All this is in the world of pure light. Then He, may He be glorified, brought into existence the pure darkness, which is in opposition to this light, in the position of the absolute non-existence that corresponds to absolute existence. He poured upon it light with an essential effusion, with the help of nature; so that light gathered its scattered [elements], and the Throne appeared. The name al-Rahman (the Merciful) mounted it with the Manifest Name, so it is the first thing that appeared from the world of creation. From that mixed light, He created the angels who encompass the Throne; they have no occupation other than being encompassed around the Throne, exalting Him with His praise. Then He brought into existence the Footstool (Kursi) within this Throne and placed in it angels of the nature of its substance; every sphere is a root for what was created within it of its inhabitants, like the elements in what was created within them of their inhabitants. He divided the word in this Footstool into "report" and "command," and they are the two feet that hung down for Him from the Throne, as it came in the report. Then He created within the Footstool the spheres, one inside the other, and created in every sphere a world of it which they inhabit, and He adorned it with the stars ("And He inspired in each heaven its command"), until He created the forms of the generated beings and manifested to each class of them according to what they are upon. From that, the souls of the forms were formed, and He commanded them to manage them and made them undivided, rather a single essence, and distinguished some from others. So they were distinguished, and their distinction was according to the reception of the forms from that manifestation. These forms are in truth like mirrors for those souls. Then He, may He be glorified, brought into existence the physical, imaginary forms through another manifestation and made for each of the souls and forms a food that suits it. The Truth, may He be glorified, continues to create angels from the breaths of the world as long as they are breathing. Glory be to Him who says to a thing, "Be," and it is.

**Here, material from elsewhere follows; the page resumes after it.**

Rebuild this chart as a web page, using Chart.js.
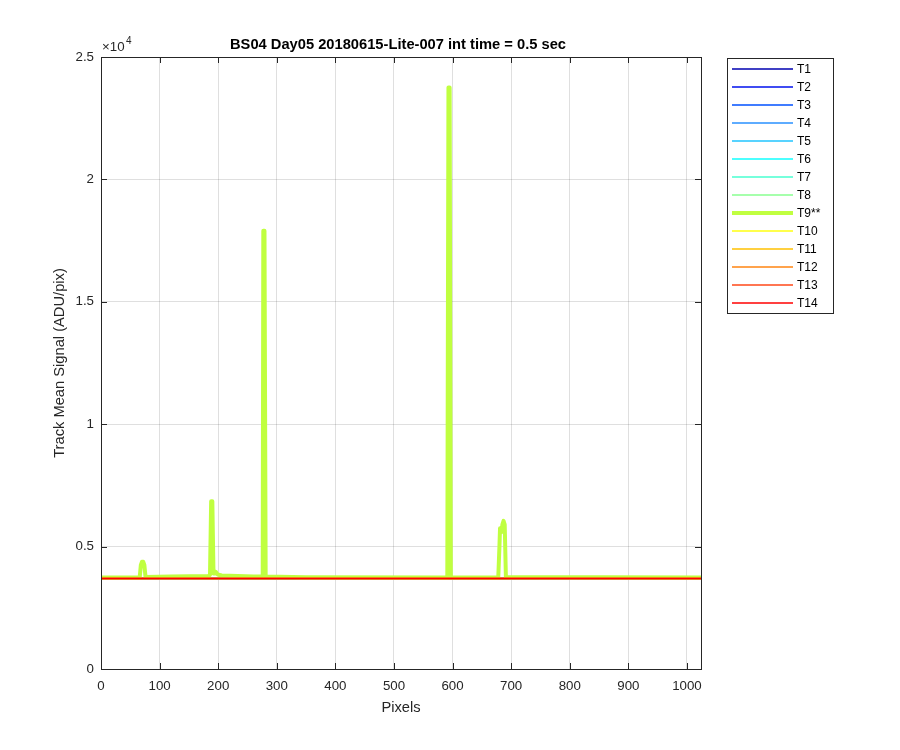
<!DOCTYPE html>
<html>
<head>
<meta charset="utf-8">
<script src="https://cdn.jsdelivr.net/npm/chart.js@4.4.1/dist/chart.umd.min.js"></script>
<style>
  html, body { margin: 0; padding: 0; background: #fff; }
  #wrap { width: 900px; height: 750px; }
</style>
</head>
<body>
<div id="wrap"><canvas id="chart" width="900" height="750"></canvas></div>
<script>
// Track names and colours (jet-like colormap)
const trackNames = ['T1', 'T2', 'T3', 'T4', 'T5', 'T6', 'T7', 'T8', 'T9**', 'T10', 'T11', 'T12', 'T13', 'T14'];
const trackColors = ['#0000b0', '#0010ee', '#0050ff', '#2890ff', '#20c4ff', '#10ffff', '#48ffd0', '#88ff90',
  '#c0ff40', '#ffff10', '#ffc000', '#ff8410', '#ff4818', '#ff0000'];

// Flat baselines of the quiet tracks (ADU/pix)
const baselineX = [0, 1024];
const baselineLevels = [3700, 3700, 3700, 3700, 3700, 3700, 3700, 3700, null, 3700, 3700, 3700, 3700, 3695];

// T9** profile
const t9X = [0, 66, 68, 70, 72, 74, 76, 120, 184, 186, 188, 190, 192, 194, 196, 199, 206, 260, 274, 276, 277,
  279, 281, 350, 589, 591, 593, 595, 597, 660, 678, 680, 681, 683, 684, 685, 687, 689, 691, 1024];
const t9Y = [3740, 3740, 4250, 4380, 4380, 4250, 3760, 3780, 3800, 3850, 6850, 6850, 3900, 3900, 3970, 3860,
  3820, 3780, 3780, 3790, 17900, 17900, 3780, 3745, 3740, 3740, 23750, 23750, 3745, 3740, 3740,
  5000, 5750, 5700, 5600, 5900, 6050, 5900, 3760, 3740];

const xTicks = [0, 100, 200, 300, 400, 500, 600, 700, 800, 900, 1000];
const yTicks = [0, 5000, 10000, 15000, 20000, 25000];

const AX = '#262626';
const FONT = '"Liberation Sans", Arial, sans-serif';

const datasets = trackNames.map((name, i) => {
  let pts;
  if (i === 8) {
    pts = t9X.map((x, k) => ({ x: x, y: t9Y[k] }));
  } else {
    pts = baselineX.map(x => ({ x: x, y: baselineLevels[i] }));
  }
  return {
    label: name,
    data: pts,
    borderColor: trackColors[i],
    backgroundColor: trackColors[i],
    borderWidth: i === 8 ? 4 : 1.5,
    borderJoinStyle: 'round',
    borderCapStyle: 'round',
    pointRadius: 0,
    tension: 0,
    order: trackNames.length - i
  };
});

// Axes box, inward ticks, title, labels and legend (MATLAB style)
const matlabFrame = {
  id: 'matlabFrame',
  afterDraw(chart) {
    const { ctx, chartArea: a, scales } = chart;
    const xs = scales.x, ys = scales.y;
    ctx.save();
    ctx.strokeStyle = AX;
    ctx.lineWidth = 1;
    ctx.beginPath();
    xTicks.forEach(v => {
      const px = Math.round(xs.getPixelForValue(v)) + 0.5;
      ctx.moveTo(px, a.bottom); ctx.lineTo(px, a.bottom - 6);
      ctx.moveTo(px, a.top); ctx.lineTo(px, a.top + 6);
    });
    yTicks.forEach(v => {
      const py = Math.round(ys.getPixelForValue(v)) + 0.5;
      ctx.moveTo(a.left, py); ctx.lineTo(a.left + 6, py);
      ctx.moveTo(a.right, py); ctx.lineTo(a.right - 6, py);
    });
    ctx.stroke();
    ctx.strokeRect(a.left + 0.5, a.top + 0.5, a.right - a.left, a.bottom - a.top);

    ctx.fillStyle = '#000';
    ctx.font = 'bold 14.7px ' + FONT;
    ctx.textAlign = 'center';
    ctx.textBaseline = 'alphabetic';
    ctx.fillText('BS04 Day05 20180615-Lite-007 int time = 0.5 sec', (a.left + a.right) / 2 - 3, 49);

    ctx.fillStyle = AX;
    ctx.font = '13.3px ' + FONT;
    ctx.textAlign = 'left';
    ctx.fillText('\u00d710', a.left + 1, 51);
    ctx.font = '10px ' + FONT;
    ctx.fillText('4', a.left + 25, 44);

    ctx.font = '14.7px ' + FONT;
    ctx.textAlign = 'center';
    ctx.textBaseline = 'middle';
    ctx.fillText('Pixels', (a.left + a.right) / 2, 708);
    ctx.save();
    ctx.translate(60, (a.top + a.bottom) / 2);
    ctx.rotate(-Math.PI / 2);
    ctx.fillText('Track Mean Signal (ADU/pix)', 0, 0);
    ctx.restore();

    // legend
    const lx = 727, ly = 58, lw = 106, rowH = 18;
    ctx.fillStyle = '#fff';
    ctx.fillRect(lx, ly, lw, 255);
    ctx.strokeStyle = AX;
    ctx.strokeRect(lx + 0.5, ly + 0.5, lw, 255);
    ctx.font = '12px ' + FONT;
    ctx.textAlign = 'left';
    ctx.textBaseline = 'middle';
    chart.data.datasets.forEach((ds, i) => {
      const y = ly + 11 + i * rowH;
      ctx.strokeStyle = ds.borderColor;
      ctx.lineWidth = ds.borderWidth;
      ctx.beginPath();
      ctx.moveTo(lx + 5, y); ctx.lineTo(lx + 66, y);
      ctx.stroke();
      ctx.fillStyle = '#000';
      ctx.fillText(ds.label, lx + 70, y + 1);
    });
    ctx.restore();
  }
};

new Chart(document.getElementById('chart'), {
  type: 'line',
  data: { datasets: datasets },
  options: {
    responsive: false,
    animation: false,
    layout: { padding: { top: 57, right: 199, left: 0, bottom: 0 } },
    plugins: { legend: { display: false }, tooltip: { enabled: false }, title: { display: false } },
    scales: {
      x: {
        type: 'linear',
        min: 0,
        max: 1024,
        afterFit: s => { s.height = 81; },
        afterBuildTicks: s => { s.ticks = xTicks.map(v => ({ value: v })); },
        grid: { color: 'rgba(38,38,38,0.15)', drawTicks: false },
        border: { display: false },
        ticks: { color: AX, font: { family: FONT, size: 13.3 }, padding: 9, maxRotation: 0, callback: v => String(v) }
      },
      y: {
        type: 'linear',
        min: 0,
        max: 25000,
        afterFit: s => { s.width = 101; },
        afterBuildTicks: s => { s.ticks = yTicks.map(v => ({ value: v })); },
        grid: { color: 'rgba(38,38,38,0.15)', drawTicks: false },
        border: { display: false },
        ticks: { color: AX, font: { family: FONT, size: 13.3 }, padding: 7, callback: v => String(v / 10000) }
      }
    }
  },
  plugins: [matlabFrame]
});
</script>
</body>
</html>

If you have known that, then know that they have differed about the angels addressed. It is said: "All of them," due to the generality of the word and the absence of a specificizer, so it includes the Cherubim and others. It is said: "The angels of the earth," by the context that the discourse is regarding the vicegerency of the earth. It is said: "Iblis and those who were with him in the war against the Jinn" who had inhabited the earth for a long time and corrupted it; so God Almighty sent against them an army of angels who are also called Jinn—they are the treasuries of Paradise, and a name was derived for them from it—so they drove them away to the mountain ranges and islands. The view of the Sufi masters, may God sanctify their secrets, is that they—except for the "Knowing Ones" who were entrusted with something of the names and attributes of God Almighty—are the ones addressed, and the "Knowing Ones" are not included in the address nor commanded to prostrate, due to their immersion and lack of awareness of anything other than the Essence. God's saying, "Are you being arrogant or are you among the 'Knowing Ones'?" points to this according to them. They include among those [Knowing Ones] the angel called the "Spirit," the "Supreme Pen," and the "First Intellect," who is the mirror to His Essence, may He be glorified; thus He does not appear in His Essence except in this angel, and His appearance in all creatures is only through His attributes. He is the pole of the worldly and otherworldly worlds, the pole of the people of Paradise and the Fire, the people of the Sand-hill and the Heights; there is nothing but this angel has a face in it, and that creature revolves around his face. He is its pole. He was indeed aware of the creation of Adam and his rank, for he is the one who wrote on the Tablet what was and what will be, and the Tablet had known with the knowledge of "tasting" what the Pen had written on it. This angel has appeared in his perfection in the Muhammadi reality, as indicated by His saying, "And thus We have revealed to you a spirit of Our command." This is why he (peace and blessings be upon him) was the best of God's creation absolutely; rather, he is the vicegerent in truth over the seven heavens. This is not far-fetched, so let it be understood.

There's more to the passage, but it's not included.